Influence of Tension Stiffening and Cracked Shear Modulus Models on Non-Linear Analysis of High Strength Fibrous Reinforce

Abstract

In the present study, new models are suggested and proposed for cracked shear modulus and tension stiffening to study their effect on the response of the slab. These models are used in the nonlinear analysis of High Strength Steel Fiber Reinforced Concrete (HSSFRC) slabs. The suggested models have multiple shapes depending on the curvature factor, these models are compared with the well-known formulas used in previous studies and great agreements are achieved. The Serendipity “eight-node” element type has been adopted for representing the concrete and layered approach is used to simulate the concrete elements and a smeared layer approach is used to represent the steel reinforcement. The concrete compression behavior is modeled using strain hardening plasticity method, the first two stress invariants of the yield condition is used.

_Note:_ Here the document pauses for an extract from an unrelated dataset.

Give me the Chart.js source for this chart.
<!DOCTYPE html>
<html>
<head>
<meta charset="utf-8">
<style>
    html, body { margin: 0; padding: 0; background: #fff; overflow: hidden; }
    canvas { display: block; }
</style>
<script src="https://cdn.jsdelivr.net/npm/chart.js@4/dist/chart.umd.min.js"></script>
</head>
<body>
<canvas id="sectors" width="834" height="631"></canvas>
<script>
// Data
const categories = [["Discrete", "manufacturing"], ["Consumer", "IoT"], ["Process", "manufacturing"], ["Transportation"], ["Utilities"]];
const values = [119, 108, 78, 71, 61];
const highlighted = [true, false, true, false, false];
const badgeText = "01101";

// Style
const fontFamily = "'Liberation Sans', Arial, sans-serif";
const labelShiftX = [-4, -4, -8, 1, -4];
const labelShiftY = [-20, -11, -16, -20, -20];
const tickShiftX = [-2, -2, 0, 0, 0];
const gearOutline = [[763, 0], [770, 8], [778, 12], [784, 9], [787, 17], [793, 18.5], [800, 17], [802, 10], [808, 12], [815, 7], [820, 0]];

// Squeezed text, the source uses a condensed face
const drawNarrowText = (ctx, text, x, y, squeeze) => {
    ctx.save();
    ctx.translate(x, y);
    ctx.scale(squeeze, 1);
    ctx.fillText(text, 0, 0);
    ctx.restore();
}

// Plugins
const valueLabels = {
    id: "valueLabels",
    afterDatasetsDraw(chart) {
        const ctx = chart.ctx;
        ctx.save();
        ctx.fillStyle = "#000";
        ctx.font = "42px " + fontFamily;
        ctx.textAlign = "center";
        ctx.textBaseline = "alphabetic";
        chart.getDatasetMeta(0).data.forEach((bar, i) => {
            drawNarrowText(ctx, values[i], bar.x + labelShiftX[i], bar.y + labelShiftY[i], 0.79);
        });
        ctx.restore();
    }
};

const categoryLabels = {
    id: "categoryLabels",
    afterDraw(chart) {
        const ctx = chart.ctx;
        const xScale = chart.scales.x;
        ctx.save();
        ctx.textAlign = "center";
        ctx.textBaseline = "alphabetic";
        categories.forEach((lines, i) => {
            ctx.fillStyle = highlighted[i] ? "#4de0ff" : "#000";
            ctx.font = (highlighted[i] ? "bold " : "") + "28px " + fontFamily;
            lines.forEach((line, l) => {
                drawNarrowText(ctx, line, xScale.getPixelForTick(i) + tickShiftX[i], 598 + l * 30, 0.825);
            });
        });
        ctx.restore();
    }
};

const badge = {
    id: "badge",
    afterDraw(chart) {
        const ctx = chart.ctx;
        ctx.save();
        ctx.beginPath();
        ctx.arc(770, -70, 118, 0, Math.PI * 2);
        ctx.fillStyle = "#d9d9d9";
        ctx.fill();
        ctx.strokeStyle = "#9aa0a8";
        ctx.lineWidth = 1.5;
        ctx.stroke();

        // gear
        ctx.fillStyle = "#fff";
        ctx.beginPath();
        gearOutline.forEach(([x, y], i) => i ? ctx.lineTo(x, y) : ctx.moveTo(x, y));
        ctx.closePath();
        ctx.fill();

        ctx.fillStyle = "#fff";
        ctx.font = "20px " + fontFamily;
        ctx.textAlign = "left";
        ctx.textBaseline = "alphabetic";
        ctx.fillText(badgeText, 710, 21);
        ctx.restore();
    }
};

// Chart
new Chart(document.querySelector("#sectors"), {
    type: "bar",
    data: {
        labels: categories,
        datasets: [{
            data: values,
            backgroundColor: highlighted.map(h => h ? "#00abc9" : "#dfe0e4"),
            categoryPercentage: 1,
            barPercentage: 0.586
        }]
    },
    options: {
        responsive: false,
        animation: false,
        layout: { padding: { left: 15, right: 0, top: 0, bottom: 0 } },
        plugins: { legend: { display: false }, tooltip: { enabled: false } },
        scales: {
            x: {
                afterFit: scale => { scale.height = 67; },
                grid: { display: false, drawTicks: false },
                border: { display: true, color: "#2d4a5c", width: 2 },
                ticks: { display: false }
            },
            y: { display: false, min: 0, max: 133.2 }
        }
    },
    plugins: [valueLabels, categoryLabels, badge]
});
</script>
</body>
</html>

For finite element analysis, a computer program coded in Fortran 90 is developed and used for performing nonlinear analysis on the slab. In order to check the validity of the current models, many actual results for testing slabs “in the laboratory” are compared with the results from the present study and a great agreement is achieved. All studied slabs were simply supported from four sides and loaded with concentrated load at the middle of the slab, but slab S5 is simply supported by two opposite parallel sides with line load parallel to the supports at the middle of the span of the slab. For the curvature factors (B_t, B_g) it is found that the values (B_t =0.005-0.5, B_g =0.001-0.05) give the best simulation for the slab. The effect of tension stiffening model is more than the effect of cracked shear modulus model and there is an interaction between tension stiffening and cracked shear modulus models.